▶ [Written task]: Retype only the lines from the top of the records to the line with "sans = ['Liberation Sans', 'DejaVu Sans']", including that line but none of the pictures.

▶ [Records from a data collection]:
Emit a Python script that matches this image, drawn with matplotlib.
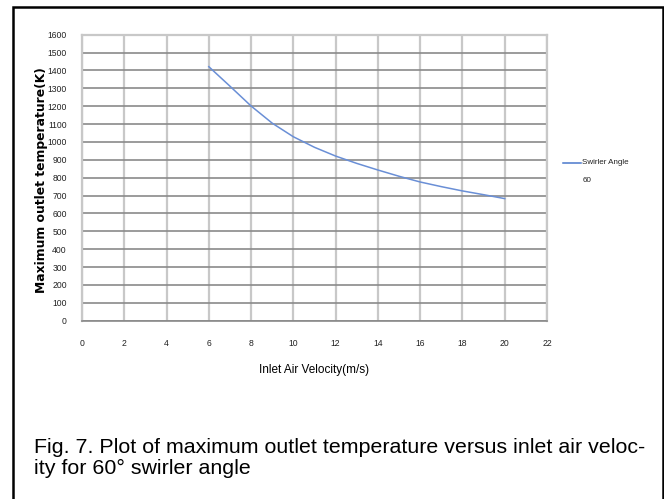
import matplotlib
matplotlib.use("Agg")
import matplotlib.pyplot as plt
from matplotlib.patches import Rectangle

# data
velocity = [6, 7, 8, 9, 10, 11, 12, 13, 14, 15, 16, 17, 18, 19, 20]
max_temp = [1421, 1312, 1201, 1105, 1029, 970, 921, 880, 843, 808, 776, 750, 726, 705, 683]
x_ticks = list(range(0, 23, 2))
y_ticks = list(range(0, 1601, 100))
series_label = "Swirler Angle"
series_label2 = "60"
caption = ("Fig. 7. Plot of maximum outlet temperature versus inlet air veloc-\n"
           "ity for 60\u00b0 swirler angle")

W, H = 664, 499
fig = plt.figure(figsize=(W / 100, H / 100), dpi=100)

def px(x0, y0, x1, y1):
    # pixel box -> figure fraction
    return [x0 / W, 1 - y1 / H, (x1 - x0) / W, (y1 - y0) / H]

sans = ['Liberation Sans', 'DejaVu Sans']

ax = fig.add_axes(px(82, 34.7, 547, 320.7))
ax.plot(velocity, max_temp, color='#6a8fd6', lw=1.1)
ax.set_xlim(0, 22)
ax.set_ylim(0, 1600)
ax.set_xticks(x_ticks)
ax.set_yticks(y_ticks)
ax.set_xticklabels([str(v) for v in x_ticks], family=sans, fontsize=6.2, color='#222222')
ax.set_yticklabels([str(v) for v in y_ticks], family=sans, fontsize=6.2, color='#222222')
ax.tick_params(length=0)
ax.tick_params(axis='y', pad=11)
ax.tick_params(axis='x', pad=13)

ax.grid(True, axis='x', color='#c8c8c8', lw=1.6)
ax.grid(True, axis='y', color='#8a8a8a', lw=1.2)
ax.set_axisbelow(True)
for s in ['top', 'right', 'left']:
    ax.spines[s].set_color('#c8c8c8')
    ax.spines[s].set_linewidth(1.6)
ax.spines['bottom'].set_color('#8a8a8a')
ax.spines['bottom'].set_linewidth(1.2)

ax.set_ylabel("Maximum outlet temperature(K)", fontweight='bold', fontsize=8.9,
              family=['DejaVu Sans'])
ax.yaxis.set_label_coords(-0.074, 0.49)
ax.set_xlabel("Inlet Air Velocity(m/s)", family=sans, fontsize=8.5, labelpad=12)

# legend
fig.lines.append(plt.Line2D([563 / W, 581 / W], [1 - 163 / H, 1 - 163 / H],
                            color='#4a78cc', lw=1.1, transform=fig.transFigure))
fig.text(582 / W, 1 - 163 / H, series_label, family=sans, fontsize=5.8,
         va='center', color='#222222')
fig.text(583 / W, 1 - 180 / H, series_label2, family=sans, fontsize=5.8,
         va='center', color='#222222')

# caption
fig.text(34 / W, 1 - 458 / H, caption, family=sans,
         fontsize=15.4, va='center', linespacing=1.12)

# outer frame
fig.patches.append(Rectangle((12.5 / W, -0.05), (662.5 - 12.5) / W, 1.05 - 6.5 / H,
                             transform=fig.transFigure, fill=False,
                             edgecolor='black', lw=1.8))

fig.savefig("out.png", dpi=100)
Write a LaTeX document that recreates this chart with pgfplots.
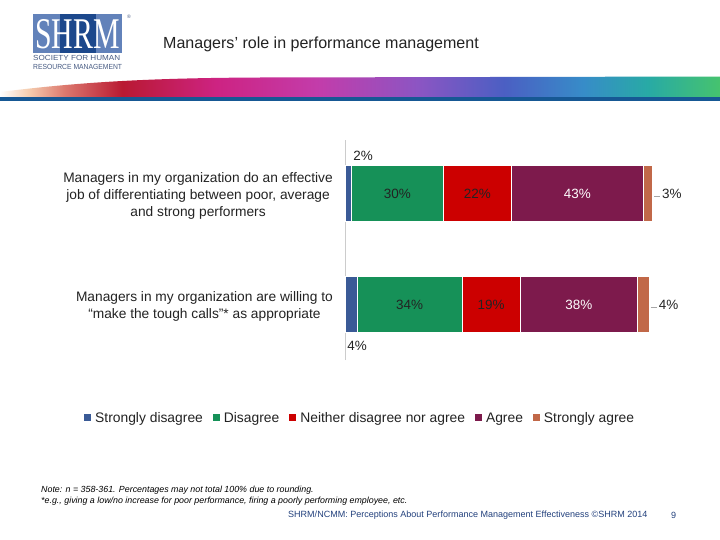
\documentclass[border=0pt]{standalone}
\usepackage{pgfplots}
\pgfplotsset{compat=1.18}
\usepackage{pgfplotstable}
\usepackage{fontspec}
\setmainfont{Liberation Sans}
\newfontfamily\seriffont{Liberation Serif}
\definecolor{sd}{RGB}{58,90,150}
\definecolor{dis}{RGB}{22,145,88}
\definecolor{nei}{RGB}{204,0,0}
\definecolor{agr}{RGB}{125,26,76}
\definecolor{sa}{RGB}{193,104,72}
\definecolor{logolight}{RGB}{98,130,186}
\definecolor{logodark}{RGB}{28,72,140}
\definecolor{logotext}{RGB}{70,90,130}
\definecolor{bandblue}{RGB}{22,88,148}
\definecolor{foot}{RGB}{35,65,125}
\definecolor{txt}{RGB}{35,35,35}
\pgfdeclarehorizontalshading{swoosh}{100bp}{
color(0bp)=(white);
color(25bp)=(white);
color(27bp)=(rgb,255:red,245;green,205;blue,175);
color(29.5bp)=(rgb,255:red,220;green,120;blue,110);
color(33.5bp)=(rgb,255:red,185;green,25;blue,50);
color(40bp)=(rgb,255:red,205;green,35;blue,130);
color(47bp)=(rgb,255:red,195;green,60;blue,170);
color(54bp)=(rgb,255:red,140;green,85;blue,195);
color(60bp)=(rgb,255:red,75;green,95;blue,195);
color(65.5bp)=(rgb,255:red,55;green,140;blue,200);
color(70bp)=(rgb,255:red,40;green,170;blue,165);
color(75bp)=(rgb,255:red,70;green,195;blue,110);
color(100bp)=(rgb,255:red,70;green,195;blue,110)}

\pgfplotstableread{
y sd dis nei agr sa
1 2 30 22 43 3
0 4 34 19 38 4
}\data

\newcommand{\pct}{\pgfmathprintnumber[assume math mode=true]{\pgfplotspointmeta}\%}

\begin{document}
\begin{tikzpicture}
\path[use as bounding box, fill=white] (0,0) rectangle (720bp,-540bp);
\begin{scope}[x=1bp,y=-1bp]
 % logo
 \fill[logolight] (33,14) rectangle (122,53);
 \fill[logodark] (60,14) rectangle (96,53);
 \node[text=white, inner sep=0pt, text height=28bp, text depth=0pt, anchor=base] at (77.5,48.5)
   {\scalebox{0.68}[1]{\fontsize{44}{44}\seriffont SHRM}};
 \node[text=logotext, inner sep=0pt, anchor=west] at (127,17) {\fontsize{5}{5}\selectfont\textregistered};
 \node[text=logotext, inner sep=0pt, text height=5bp, text depth=0.5bp, anchor=west] at (33,58.5)
   {\scalebox{1.1}[1]{\fontsize{7.4}{7.4}\selectfont SOCIETY FOR HUMAN}};
 \node[text=logotext, inner sep=0pt, text height=5bp, text depth=0.5bp, anchor=west] at (33,67.5)
   {\scalebox{0.92}[1]{\fontsize{7.4}{7.4}\selectfont RESOURCE MANAGEMENT}};
 % title
 \node[text=txt, inner sep=0pt, anchor=west] at (163,44)
   {\fontsize{16.1}{18}\selectfont Managers' role in performance management};
 % band
 \shade[shading=swoosh] (0,92) .. controls (80,82) and (150,78) .. (260,77.5) -- (720,76.5) -- (720,97) -- (0,97) -- cycle;
 \fill[bandblue] (0,96.5) rectangle (720,101);
 % footer
 \node[text=black, inner sep=0pt, anchor=west] at (41,490)
   {\fontsize{8.9}{9}\selectfont\itshape Note: n = 358-361. Percentages may not total 100\% due to rounding.};
 \node[text=black, inner sep=0pt, anchor=west] at (41,501)
   {\fontsize{8.9}{9}\selectfont\itshape *e.g., giving a low/no increase for poor performance, firing a poorly performing employee, etc.};
 \node[text=foot, inner sep=0pt, anchor=west] at (288,515)
   {\fontsize{9.05}{10}\selectfont SHRM/NCMM: Perceptions About Performance Management Effectiveness \textcopyright SHRM 2014};
 \node[text=foot, inner sep=0pt, anchor=west] at (671,515)
   {\fontsize{9.05}{10}\selectfont 9};
\end{scope}
\begin{axis}[
  at={(345bp,-360bp)}, anchor=south west,
  scale only axis, width=307.7bp, height=220bp,
  xbar stacked, bar width=56bp,
  xmin=0, xmax=100, ymin=-0.498, ymax=1.484,
  axis x line=none, axis y line*=left,
  y axis line style={draw=black!20, line width=0.8bp},
  ytick={0,1}, major tick length=0pt,
  yticklabels={{Managers in my organization are willing to\\``make the tough calls''* as appropriate},
               {Managers in my organization do an effective\\job of differentiating between poor, average\\and strong performers}},
  yticklabel style={align=center, font=\fontsize{13.8}{17}\selectfont, text=txt, inner sep=0pt, xshift=-12bp, yshift=-2bp},
  clip=false,
  legend columns=5,
  legend style={at={(axis description cs:-0.858,-0.2636)}, anchor=west, draw=none, fill=none,
    font=\fontsize{13.9}{16}\selectfont, text=txt,
    /tikz/every odd column/.append style={column sep=2bp},
    /tikz/every even column/.append style={column sep=8bp, text depth=0.22em}},
  legend image code/.code={\fill[#1,draw=none] (0bp,-3.5bp) rectangle (7bp,3.5bp);},
]
\addplot[fill=sd, draw=white, line width=0.7bp,
  point meta=\thisrow{sd}, visualization depends on=\thisrow{y} \as \ry,
  nodes near coords={\pct},
  every node near coord/.style={anchor=center, text=txt, font=\fontsize{13.5}{16}\selectfont,
     xshift={(6+9*\ry)*1bp}, yshift={(79*\ry-41)*1bp}}]
  table[x=sd, y=y]{\data};
\addlegendentry{Strongly disagree}
\addplot[fill=dis, draw=white, line width=0.7bp,
  point meta=\thisrow{dis},
  nodes near coords={\pct},
  every node near coord/.style={anchor=center, text=txt, font=\fontsize{13.5}{16}\selectfont}]
  table[x=dis, y=y]{\data};
\addlegendentry{Disagree}
\addplot[fill=nei, draw=white, line width=0.7bp,
  point meta=\thisrow{nei},
  nodes near coords={\pct},
  every node near coord/.style={anchor=center, text=txt, font=\fontsize{13.5}{16}\selectfont}]
  table[x=nei, y=y]{\data};
\addlegendentry{Neither disagree nor agree}
\addplot[fill=agr, draw=white, line width=0.7bp,
  point meta=\thisrow{agr},
  nodes near coords={\pct},
  every node near coord/.style={anchor=center, text=white, font=\fontsize{13.5}{16}\selectfont}]
  table[x=agr, y=y]{\data};
\addlegendentry{Agree}
\addplot[fill=sa, draw=white, line width=0.7bp,
  point meta=\thisrow{sa}, visualization depends on=\thisrow{sa} \as \rawx,
  nodes near coords={\textcolor{black!35}{\rule[0.3ex]{6bp}{0.6bp}}\hspace{2bp}\pct},
  every node near coord/.style={anchor=west, text=txt, font=\fontsize{13.5}{16}\selectfont,
     inner xsep=0pt, xshift={(\rawx*1.5385+1)*1bp}}]
  table[x=sa, y=y]{\data};
\addlegendentry{Strongly agree}
\end{axis}
\end{tikzpicture}
\end{document}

▶ [Solution]:
Emit a Python script that matches this image, drawn with matplotlib.
import matplotlib
matplotlib.use("Agg")
import matplotlib.pyplot as plt
from matplotlib.patches import Rectangle

# data
velocity = [6, 7, 8, 9, 10, 11, 12, 13, 14, 15, 16, 17, 18, 19, 20]
max_temp = [1421, 1312, 1201, 1105, 1029, 970, 921, 880, 843, 808, 776, 750, 726, 705, 683]
x_ticks = list(range(0, 23, 2))
y_ticks = list(range(0, 1601, 100))
series_label = "Swirler Angle"
series_label2 = "60"
caption = ("Fig. 7. Plot of maximum outlet temperature versus inlet air veloc-\n"
           "ity for 60\u00b0 swirler angle")

W, H = 664, 499
fig = plt.figure(figsize=(W / 100, H / 100), dpi=100)

def px(x0, y0, x1, y1):
    # pixel box -> figure fraction
    return [x0 / W, 1 - y1 / H, (x1 - x0) / W, (y1 - y0) / H]

sans = ['Liberation Sans', 'DejaVu Sans']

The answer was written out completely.